Last week Families USA released a comprehensive and detailed analysis of a recent U.S. Census Bureau report of Health Insurance Coverage in 2008, which underscored some harsh and startling facts behind the Bureau's figures.
While the Bureau found that the number of uninsured grew to 46.3-million in 2008 the report and analysis from Families USA claims that the Census numbers are "significantly understated" as a result of unemployment in 2009. Regardless, the number of uninsured today exceeds the combined population of 24 states, including D.C., according to Ron Pollack, Executive Director of the consumer health organization.
Here in Texas, the Schieffer for Governor campaign has leaped into the fray claiming that health insurance premiums for Texans have risen five times faster than earnings since 2001. According to Schieffer the increase for health insurance premiums have soared by nearly 92% at the same time that Texans pay the highest home insurance rates in the nation.
There is no doubt that, under Perry's stewardship, Texas has become ripe pickings for the Insurance Czars and Energy Company Oligarchs--yeah we also pay the second
highest energy costs in the nation--while at the same time the state has climbed to the lead in the percentage of residents without any health coverage.
Six million people, including 1.2-million children have no health insurance. Certainly cost is a primary factor behind this number as, according to Schieffer, health care premiums for the average Texas working family has ballooned from $6,638 to $12,721 a year.
Using a formula which attributes 1.1 million additional people joining the ranks of the uninsured for each 1 percentage point in unemployment, Families USA projects that there are closer to 50-million uninsured persons than the 46.3-million projected by the Census Bureau. In 2000 there were 38.4-million uninsured Americans.

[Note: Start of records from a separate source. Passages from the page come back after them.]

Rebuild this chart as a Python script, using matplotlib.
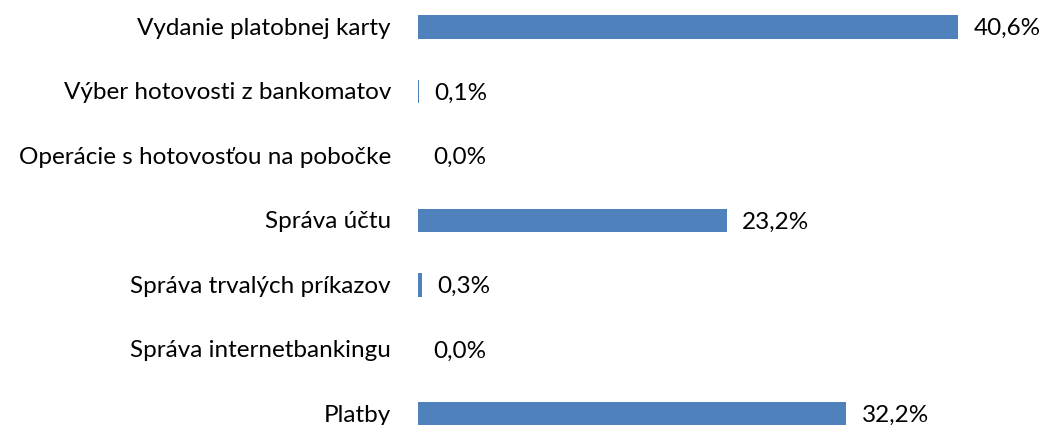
import numpy as np
import matplotlib
matplotlib.use('Agg')
import matplotlib.pyplot as plt

plt.rcParams['font.family'] = ['Lato', 'DejaVu Sans']

categories = ['Vydanie platobnej karty', 'Výber hotovosti z bankomatov',
              'Operácie s hotovosťou na pobočke', 'Správa účtu',
              'Správa trvalých príkazov', 'Správa internetbankingu', 'Platby']
values = [40.6, 0.1, 0.0, 23.2, 0.3, 0.0, 32.2]
value_labels = ['40,6%', '0,1%', '0,0%', '23,2%', '0,3%', '0,0%', '32,2%']

fig = plt.figure(figsize=(10.43, 4.25), dpi=100)
ax = fig.add_axes([418 / 1043, 0, 611.8 / 1043, 1])

y = np.arange(len(categories))
ax.barh(y, values, height=0.372, color='#4F81BD')
ax.set_xlim(0, 46)
ax.set_ylim(6.1705, -0.4186)

for yi, v, lab in zip(y, values, value_labels):
    ax.annotate(lab, (v, yi), xytext=(11, -1), textcoords='offset points',
                va='center', ha='left', fontsize=17.5, color='black')
for yi, cat in zip(y, categories):
    ax.annotate(cat, (0, yi), xytext=(-19.5, -1), textcoords='offset points',
                va='center', ha='right', fontsize=17.5, color='black')

ax.axis('off')
fig.savefig('out.png', dpi=100)
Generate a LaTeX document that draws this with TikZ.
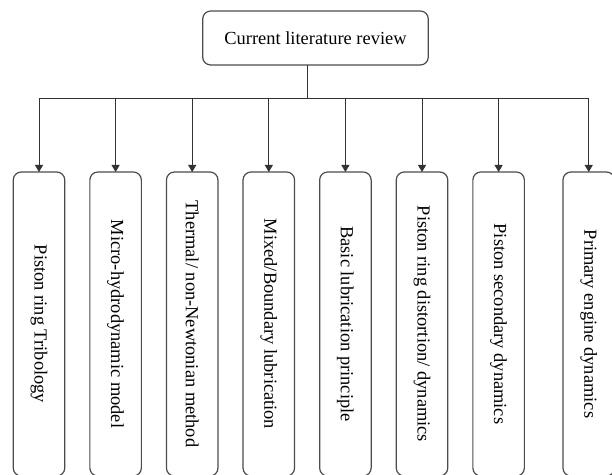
\documentclass[tikz,border=0pt]{standalone}
\usepackage{fontspec}
\setmainfont{Liberation Serif}
\usetikzlibrary{positioning,arrows.meta}

\begin{document}
\begin{tikzpicture}[
    x=1bp, y=1bp,
    font=\fontsize{18.5}{22}\selectfont,
    review/.style={
        draw=black!70, line width=1.2bp, rounded corners=8bp,
        minimum width=225.6bp, minimum height=54bp,
        inner sep=0pt, outer sep=0pt
    },
    topic/.style={
        draw=black!70, line width=1.2bp, rounded corners=8bp,
        minimum width=51.5bp, minimum height=304bp,
        inner sep=0pt, outer sep=0pt
    },
    link/.style={draw=black!80, line width=1bp},
    arrow/.style={-{Triangle[length=7bp,width=8bp]}, draw=black!80, line width=1bp},
]

\useasboundingbox (0,0) rectangle (612,-475);

% ============ Review ============

\node[review] (review) at (315.5,-38) {Current literature review};
\coordinate (bus) at (307,-99);

% ============ Topics ============

\node[topic] (t1) at (39,-324) {\rotatebox{-90}{Piston ring Tribology}};
\node[topic, right=25.1bp of t1] (t2) {\rotatebox{-90}{Micro-hydrodynamic model}};
\node[topic, right=25.1bp of t2] (t3) {\rotatebox{-90}{Thermal/ non-Newtonian method}};
\node[topic, right=25.1bp of t3] (t4) {\rotatebox{-90}{Mixed/Boundary lubrication}};
\node[topic, right=25.1bp of t4] (t5) {\rotatebox{-90}{Basic lubrication principle}};
\node[topic, right=25.1bp of t5] (t6) {\rotatebox{-90}{Piston ring distortion/ dynamics}};
\node[topic, right=25.1bp of t6] (t7) {\rotatebox{-90}{Piston secondary dynamics}};
\node[topic, right=38.6bp of t7] (t8) {\rotatebox{-90}{Primary engine dynamics}};

% ============ Arrows ============

\draw[link] (bus |- review.south) -- (bus);

\draw[arrow] (bus) -| (t1.north);
\draw[arrow] (bus) -| (t2.north);
\draw[arrow] (bus) -| (t3.north);
\draw[arrow] (bus) -| (t4.north);
\draw[arrow] (bus) -| (t5.north);
\draw[arrow] (bus) -| (t6.north);
\draw[arrow] (bus) -| (t7.north);
\draw[arrow] (bus) -| (t8.north);

\end{tikzpicture}
\end{document}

Pollack suggests that were it not for public health programs such as Medicaid, CHIPs, along with
Veteran's and Medicare programs, that saw increases in use from 83-million in 2007 to 87.4-million in 2007, there would have been an even larger increase in the uninsured.
As with virtually every other social ill in this country, the lack of health coverage continues to be a larger problem in communities of color as only 10.8 percent of non-Hispanic whites were uninsured while 30.7 percent of Hispanics and 19.1% of African Americans were uninsured.